Through a series of panels and charts, the exhibition was designed to chart the historical, architectural and cultural evolution of the place, spanning over 400 years. It features stalwarts who shaped the city’s architectural and cultural identity and highlights the restoration work undertaken by INTACH in the heritage town.
The French first settled in erstwhile Pondicherry in 1674. The coastal town was taken over by the Dutch in 1693, who prepared the first comprehensive and unique grid-patterned layout for the settlement.

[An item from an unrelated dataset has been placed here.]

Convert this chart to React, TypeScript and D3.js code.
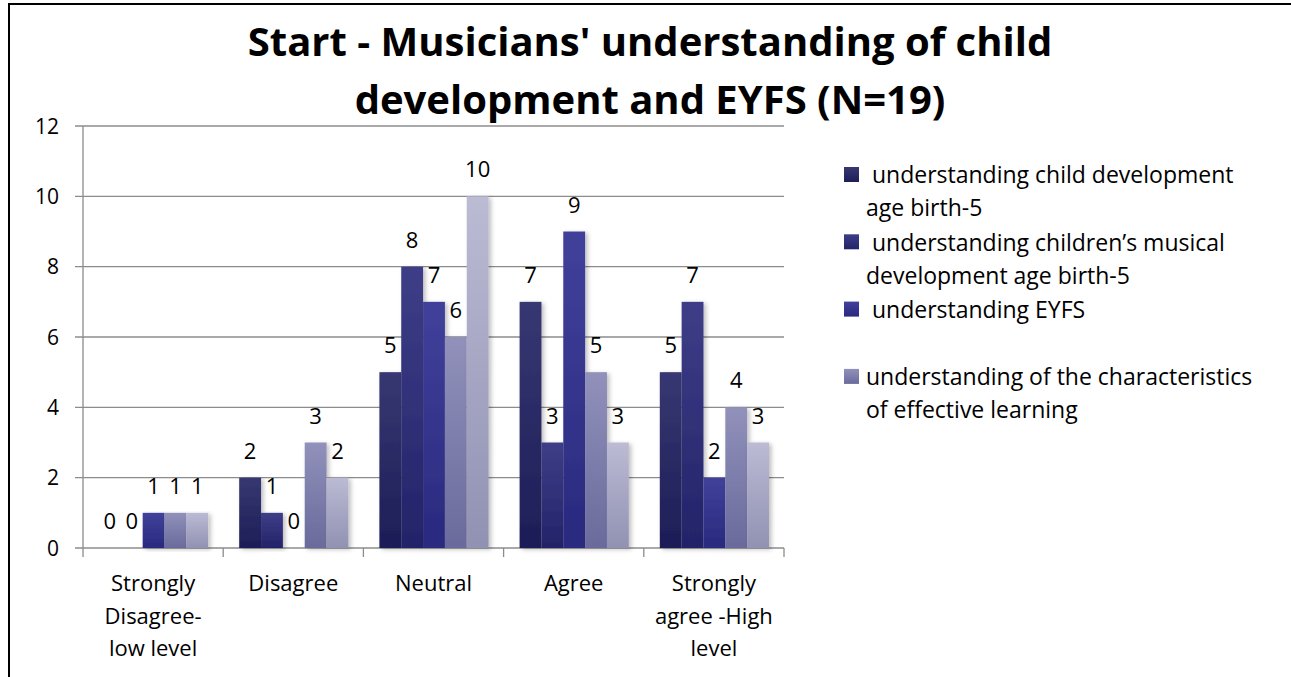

The place changed hands to the French again in 1700, paving the way for implementation of the architectural plan and a series of fortifications — being enclosed in an oval-shaped rampart by 1740. As early as 1709, there would be one of the first initiatives by the French company to build a stronghold — Fort Louis — in the heart of the town. Modelled on the fort built by French military engineer Vauban in Tournai, the city would have a pentagon-shaped fort with five bastions, underground chambers for storage and a moat around it.

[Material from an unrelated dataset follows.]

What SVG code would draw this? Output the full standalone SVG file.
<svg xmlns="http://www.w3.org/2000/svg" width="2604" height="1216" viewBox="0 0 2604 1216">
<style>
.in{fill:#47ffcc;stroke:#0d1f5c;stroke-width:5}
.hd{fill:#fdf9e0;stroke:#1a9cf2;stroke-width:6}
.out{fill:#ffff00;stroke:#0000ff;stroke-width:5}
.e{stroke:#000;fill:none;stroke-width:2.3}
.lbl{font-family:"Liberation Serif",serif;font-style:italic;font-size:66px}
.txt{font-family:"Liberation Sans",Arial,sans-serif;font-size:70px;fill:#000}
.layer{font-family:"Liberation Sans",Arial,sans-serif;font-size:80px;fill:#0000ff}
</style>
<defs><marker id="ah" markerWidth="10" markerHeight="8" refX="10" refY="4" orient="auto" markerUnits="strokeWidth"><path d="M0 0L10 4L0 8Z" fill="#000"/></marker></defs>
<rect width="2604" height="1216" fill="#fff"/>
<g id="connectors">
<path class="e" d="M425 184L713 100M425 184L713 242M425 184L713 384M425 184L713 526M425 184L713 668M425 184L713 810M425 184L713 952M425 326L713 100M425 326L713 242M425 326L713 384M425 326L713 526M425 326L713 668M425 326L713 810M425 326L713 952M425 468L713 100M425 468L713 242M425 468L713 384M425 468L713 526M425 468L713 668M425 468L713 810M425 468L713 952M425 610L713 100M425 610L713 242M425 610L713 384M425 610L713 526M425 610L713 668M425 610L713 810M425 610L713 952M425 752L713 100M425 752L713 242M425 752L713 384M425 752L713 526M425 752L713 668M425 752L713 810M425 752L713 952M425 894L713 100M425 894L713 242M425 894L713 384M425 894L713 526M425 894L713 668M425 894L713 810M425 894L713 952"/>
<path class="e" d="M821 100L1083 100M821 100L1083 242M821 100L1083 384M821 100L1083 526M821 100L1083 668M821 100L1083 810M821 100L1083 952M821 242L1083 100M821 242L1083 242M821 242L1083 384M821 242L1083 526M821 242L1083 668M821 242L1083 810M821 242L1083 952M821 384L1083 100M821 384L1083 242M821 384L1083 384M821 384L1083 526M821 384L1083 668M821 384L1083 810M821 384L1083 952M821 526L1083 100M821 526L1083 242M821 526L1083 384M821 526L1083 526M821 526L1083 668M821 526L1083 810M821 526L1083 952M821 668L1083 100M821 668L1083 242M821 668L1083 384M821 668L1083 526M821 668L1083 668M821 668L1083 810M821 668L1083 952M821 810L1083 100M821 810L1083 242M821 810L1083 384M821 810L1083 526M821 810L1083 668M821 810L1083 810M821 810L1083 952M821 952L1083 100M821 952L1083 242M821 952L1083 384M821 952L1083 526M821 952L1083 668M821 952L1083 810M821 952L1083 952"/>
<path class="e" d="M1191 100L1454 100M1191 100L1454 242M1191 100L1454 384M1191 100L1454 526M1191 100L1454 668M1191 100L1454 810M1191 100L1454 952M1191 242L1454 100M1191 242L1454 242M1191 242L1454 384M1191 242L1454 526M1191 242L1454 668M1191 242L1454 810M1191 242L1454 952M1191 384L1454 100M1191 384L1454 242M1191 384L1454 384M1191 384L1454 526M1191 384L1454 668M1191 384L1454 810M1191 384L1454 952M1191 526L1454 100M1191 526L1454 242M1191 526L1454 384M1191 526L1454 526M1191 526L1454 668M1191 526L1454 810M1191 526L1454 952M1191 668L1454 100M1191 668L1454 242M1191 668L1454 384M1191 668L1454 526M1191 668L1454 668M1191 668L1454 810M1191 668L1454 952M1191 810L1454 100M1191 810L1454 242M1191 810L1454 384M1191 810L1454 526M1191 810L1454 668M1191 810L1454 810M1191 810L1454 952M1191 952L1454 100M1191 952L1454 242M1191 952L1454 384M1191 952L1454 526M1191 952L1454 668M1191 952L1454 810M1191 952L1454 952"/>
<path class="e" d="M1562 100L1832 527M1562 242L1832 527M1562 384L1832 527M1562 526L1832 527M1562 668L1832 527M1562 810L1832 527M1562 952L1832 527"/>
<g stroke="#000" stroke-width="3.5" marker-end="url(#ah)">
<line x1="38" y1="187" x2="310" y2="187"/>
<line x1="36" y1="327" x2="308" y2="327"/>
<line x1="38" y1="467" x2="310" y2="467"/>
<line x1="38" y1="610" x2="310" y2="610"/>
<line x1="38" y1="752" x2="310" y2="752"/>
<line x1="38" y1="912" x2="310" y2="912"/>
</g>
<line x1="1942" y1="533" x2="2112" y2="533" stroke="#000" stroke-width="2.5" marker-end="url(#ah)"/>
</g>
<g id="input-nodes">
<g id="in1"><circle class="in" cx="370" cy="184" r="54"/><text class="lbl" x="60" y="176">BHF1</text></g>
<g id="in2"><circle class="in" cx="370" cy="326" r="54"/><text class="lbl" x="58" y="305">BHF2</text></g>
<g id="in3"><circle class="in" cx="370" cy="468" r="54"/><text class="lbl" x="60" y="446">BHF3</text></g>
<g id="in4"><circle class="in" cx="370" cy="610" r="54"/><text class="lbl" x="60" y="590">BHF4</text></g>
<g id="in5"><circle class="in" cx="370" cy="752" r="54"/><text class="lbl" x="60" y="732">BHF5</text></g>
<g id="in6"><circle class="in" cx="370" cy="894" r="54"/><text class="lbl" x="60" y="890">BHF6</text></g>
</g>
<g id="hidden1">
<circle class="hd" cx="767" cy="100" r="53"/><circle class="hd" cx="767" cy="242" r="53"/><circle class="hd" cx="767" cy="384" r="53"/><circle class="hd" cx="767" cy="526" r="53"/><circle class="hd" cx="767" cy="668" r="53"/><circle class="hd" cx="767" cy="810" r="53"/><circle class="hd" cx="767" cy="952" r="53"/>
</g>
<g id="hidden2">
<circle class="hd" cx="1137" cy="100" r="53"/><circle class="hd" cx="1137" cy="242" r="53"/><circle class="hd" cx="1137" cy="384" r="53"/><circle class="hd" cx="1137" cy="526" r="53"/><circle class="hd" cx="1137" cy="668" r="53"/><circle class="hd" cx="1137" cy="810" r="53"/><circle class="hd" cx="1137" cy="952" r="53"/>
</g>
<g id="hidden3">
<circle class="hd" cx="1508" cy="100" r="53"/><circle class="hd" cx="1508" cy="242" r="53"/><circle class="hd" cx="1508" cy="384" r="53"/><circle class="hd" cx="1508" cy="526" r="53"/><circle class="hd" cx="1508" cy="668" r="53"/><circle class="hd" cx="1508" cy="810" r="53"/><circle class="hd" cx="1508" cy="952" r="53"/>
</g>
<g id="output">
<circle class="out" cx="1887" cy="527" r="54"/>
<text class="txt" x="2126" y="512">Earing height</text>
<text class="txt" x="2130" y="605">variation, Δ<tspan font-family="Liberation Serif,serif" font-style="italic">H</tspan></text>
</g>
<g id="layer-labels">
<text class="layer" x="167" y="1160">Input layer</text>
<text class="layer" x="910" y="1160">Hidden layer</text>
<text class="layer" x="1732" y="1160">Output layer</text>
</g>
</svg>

The period between 1761 and 1825 saw several outer fortifications and the Boulevards.
In 1761, the place came under the onslaught of the British, leading to its near-total destruction. However, the French wrested back Pondicherry in 1763 and reconstructed the town as seen today over the old foundational design.

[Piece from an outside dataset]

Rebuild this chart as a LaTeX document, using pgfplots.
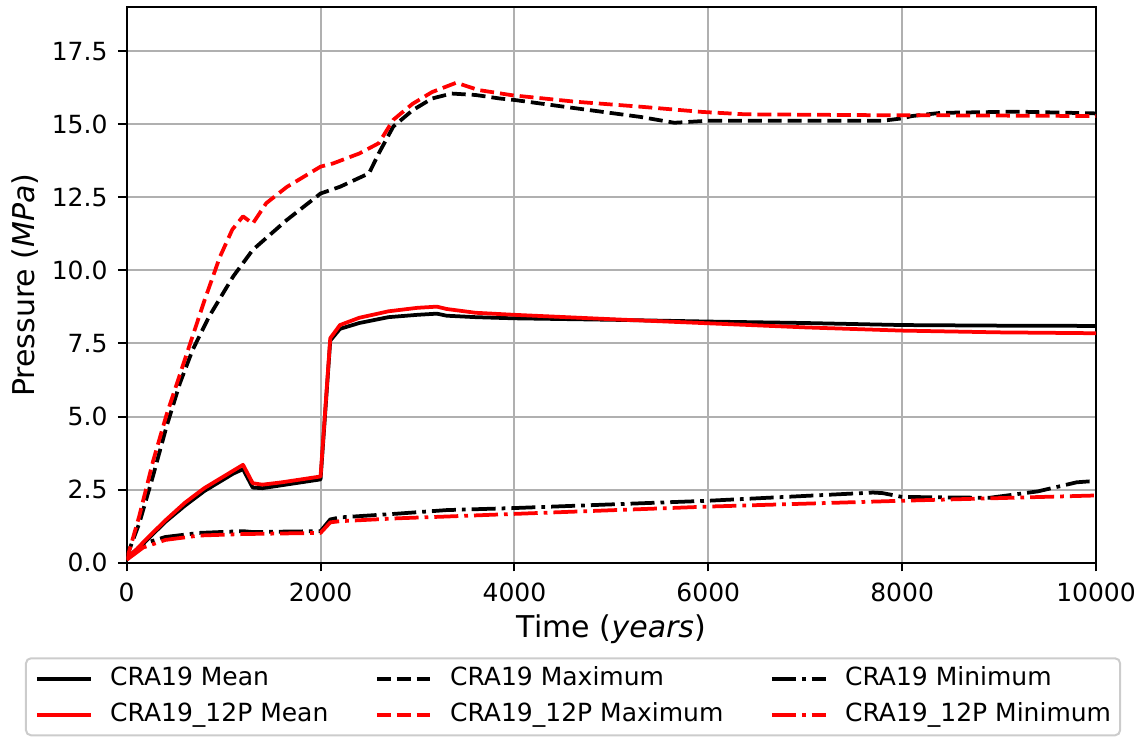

There are frames on personages from the French era from Governor-General Joseph Francois Dupleix to Ananda Ranga Pillai, the Dewan whose diaries are a rich source of archival material on life in the mid-18th century. Panels documented the contributions of Sri Aurobindo and The Mother, whose legacy permeates the quietude associated with the White Town precincts, and fascinating figures from history such as Chinese scholar Xu Fancheng, who lived in the city for 27 years.
According to Ashok Panda, INTACH co-convener, new investigations by French scholars regarding crucial periods of the town’s development hold immense appeal for revisiting the Union Territory’s story.
Dutch maps and plans throw new light on the origins of the settlement at the end of the 17th century; the register of land in the White Town precincts in 1777 which constitutes a veritable cadastre, an inventory of the essential elements of urban life. The historical and statistical accounts of the main French settlements in 1824 can be considered the first gazetteers of India.